The clear implication is that all of the connections are internal, and this is absolutely not the case. This determination to trick users is far worse than the data transfer itself. If Brave are covering up connections to third party servers by rebranding them with their own domain names, what else are they covering up? Quite a lot judging by my incidental findings in a Traceroute study.
I sought out this information when I fired up Brave after about a month out of use, and saw major network activity on startup. Since I believed I'd disabled all possible sources of activity bar the actual loading of DuckDuckGo (html-only version - which is a tiny load), I thought I'd have a look round for some insight. I'd disabled the telemetry, the updater, the spell-checker, the "security protection"… And yet there was still this big spike of traffic on the computer's main network meter.
In truth I was probably going to uninstall anyway, but the unprompted activity was a final indication that Brave does not understand the meaning of privacy, or consent. The browser really is just another advertising and data-mining machine that allocates numbers to people, uses them as lab rats, and sells them as products to Amazon, Microsoft and the usual gang.

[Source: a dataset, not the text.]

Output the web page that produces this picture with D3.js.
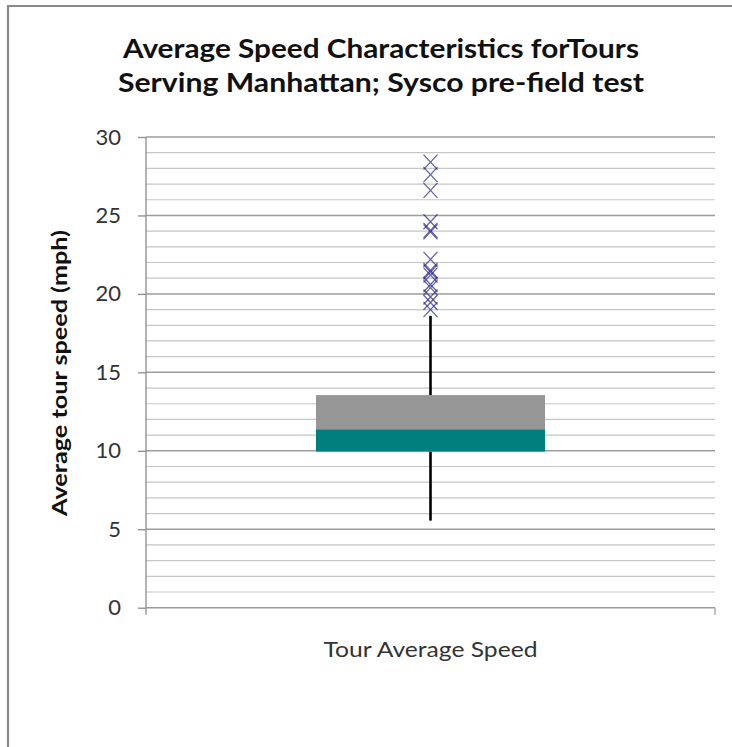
<!DOCTYPE html>
<html>
<head>
<meta charset="utf-8">
<script src="https://cdn.jsdelivr.net/npm/d3@7"></script>
<style>
  html, body { margin: 0; padding: 0; background: #fff; }
  svg { display: block; font-family: Lato, "Open Sans", sans-serif; }
</style>
</head>
<body>
<svg id="chart"></svg>
<script>
// box plot stats, one category
const categories  = ['Tour Average Speed'];
const whiskerLow  = [5.55];
const q1          = [9.95];
const median      = [11.35];
const q3          = [13.55];
const whiskerHigh = [18.6];
const outliers    = [28.4, 27.6, 26.6, 24.6, 24.05, 23.95, 22.2, 21.5, 21.4, 21.2,
                     20.6, 20.4, 19.8, 19.45, 19.0];
const yTicks      = [0, 5, 10, 15, 20, 25, 30];
const titleLines  = ['Average Speed Characteristics forTours', 'Serving Manhattan;  Sysco pre-field test'];

const W = 732, H = 747;
const svg = d3.select('#chart').attr('width', W).attr('height', H);

// cropped chart frame: only top and left edges show
svg.append('path')
    .attr('d', `M8,${H} V6 H${W}`)
    .attr('fill', 'none').attr('stroke', '#8a8a8a').attr('stroke-width', 2.2);

const x = d3.scaleBand().domain(categories).range([146, 715]).padding(0.426);
const y = d3.scaleLinear().domain([0, 30]).range([607.7, 137]);

// gridlines, 1 unit minor, 5 unit major
const g = svg.append('g');
g.selectAll('line.grid')
    .data(d3.range(1, 31))
    .join('line')
    .attr('x1', 146).attr('x2', 715)
    .attr('y1', d => y(d)).attr('y2', d => y(d))
    .attr('stroke', d => d % 5 === 0 ? '#9c9c9c' : '#c6c6c6')
    .attr('stroke-width', d => d % 5 === 0 ? 1.5 : 1.2);

// y axis
const yAxis = svg.append('g')
    .attr('transform', 'translate(146,0)')
    .call(d3.axisLeft(y).tickValues(yTicks).tickSize(8).tickPadding(17));
yAxis.select('.domain').remove();
yAxis.selectAll('.tick line').attr('stroke', '#8c8c8c').attr('stroke-width', 1.3);
yAxis.selectAll('.tick text')
    .attr('font-family', 'Lato, sans-serif')
    .attr('font-size', 22).attr('fill', '#333');
svg.append('line')
    .attr('x1', 146).attr('x2', 146).attr('y1', y(30)).attr('y2', y(0) + 7)
    .attr('stroke', '#8c8c8c').attr('stroke-width', 1.3);

// x axis line with end tick
svg.append('line')
    .attr('x1', 146).attr('x2', 715).attr('y1', y(0)).attr('y2', y(0))
    .attr('stroke', '#9c9c9c').attr('stroke-width', 1.5);
svg.append('line')
    .attr('x1', 715).attr('x2', 715).attr('y1', y(0)).attr('y2', y(0) + 7)
    .attr('stroke', '#9c9c9c').attr('stroke-width', 1.3);

// box + whiskers
categories.forEach((c, i) => {
    const cx = x(c) + x.bandwidth() / 2;
    [[whiskerLow[i], q1[i]], [q3[i], whiskerHigh[i]]].forEach(([a, b]) => {
        svg.append('line')
            .attr('x1', cx).attr('x2', cx)
            .attr('y1', y(a)).attr('y2', y(b))
            .attr('stroke', '#000').attr('stroke-width', 2.6);
    });
    svg.append('rect')
        .attr('x', x(c)).attr('width', x.bandwidth())
        .attr('y', y(q3[i])).attr('height', y(median[i]) - y(q3[i]) + 0.5)
        .attr('fill', '#969696');
    svg.append('rect')
        .attr('x', x(c)).attr('width', x.bandwidth())
        .attr('y', y(median[i])).attr('height', y(q1[i]) - y(median[i]))
        .attr('fill', '#007f7f');

    const sx = 7, sy = 7.5;
    svg.append('g').selectAll('path')
        .data(outliers)
        .join('path')
        .attr('d', d => `M${cx - sx},${y(d) - sy}L${cx + sx},${y(d) + sy}M${cx - sx},${y(d) + sy}L${cx + sx},${y(d) - sy}`)
        .attr('stroke', '#25258c').attr('stroke-width', 1.3)
        .attr('stroke-opacity', 0.72).attr('fill', 'none');
});

// titles
svg.selectAll('text.title')
    .data(titleLines)
    .join('text')
    .attr('class', 'title')
    .attr('x', 381).attr('y', (d, i) => 58 + i * 33.5)
    .attr('text-anchor', 'middle')
    .attr('font-size', 27).attr('font-weight', 700).attr('fill', '#111')
    .attr('textLength', (d, i) => i ? 526 : 516)
    .attr('lengthAdjust', 'spacingAndGlyphs')
    .text(d => d);

svg.append('text')
    .attr('transform', 'translate(67,373) rotate(-90)')
    .attr('text-anchor', 'middle')
    .attr('font-size', 21.5).attr('font-weight', 700).attr('fill', '#111')
    .attr('textLength', 286).attr('lengthAdjust', 'spacingAndGlyphs')
    .text('Average tour speed (mph)');

svg.append('text')
    .attr('x', x(categories[0]) + x.bandwidth() / 2).attr('y', 657)
    .attr('text-anchor', 'middle')
    .attr('font-size', 21).attr('fill', '#333')
    .attr('textLength', 214).attr('lengthAdjust', 'spacingAndGlyphs')
    .text(categories[0]);
</script>
</body>
</html>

The company has shown poor ethics in quite a range of areas, and should not in any way be considered a saviour of integrity.
REPLACEMENT?
As an alternative to Brave I've used Ungoogled Chromium with the uBlock Origin add-on since the spring, and whilst it hasn't been as slick in performance as Brave, I've been more comfortable in the knowledge that it does what it's told, doesn't sneak, doesn't nag, doesn't wanna be another bloomin' news feed, updates only when you manually download the next version, and doesn't really have a home to phone.
I've missed some aspects of Brave, but not enough to tolerate its growing attitude problem. After some weeks with no use, I fully uninstalled it today, and there will permanently be one less "Brave Service Key" snitching back to base from now on.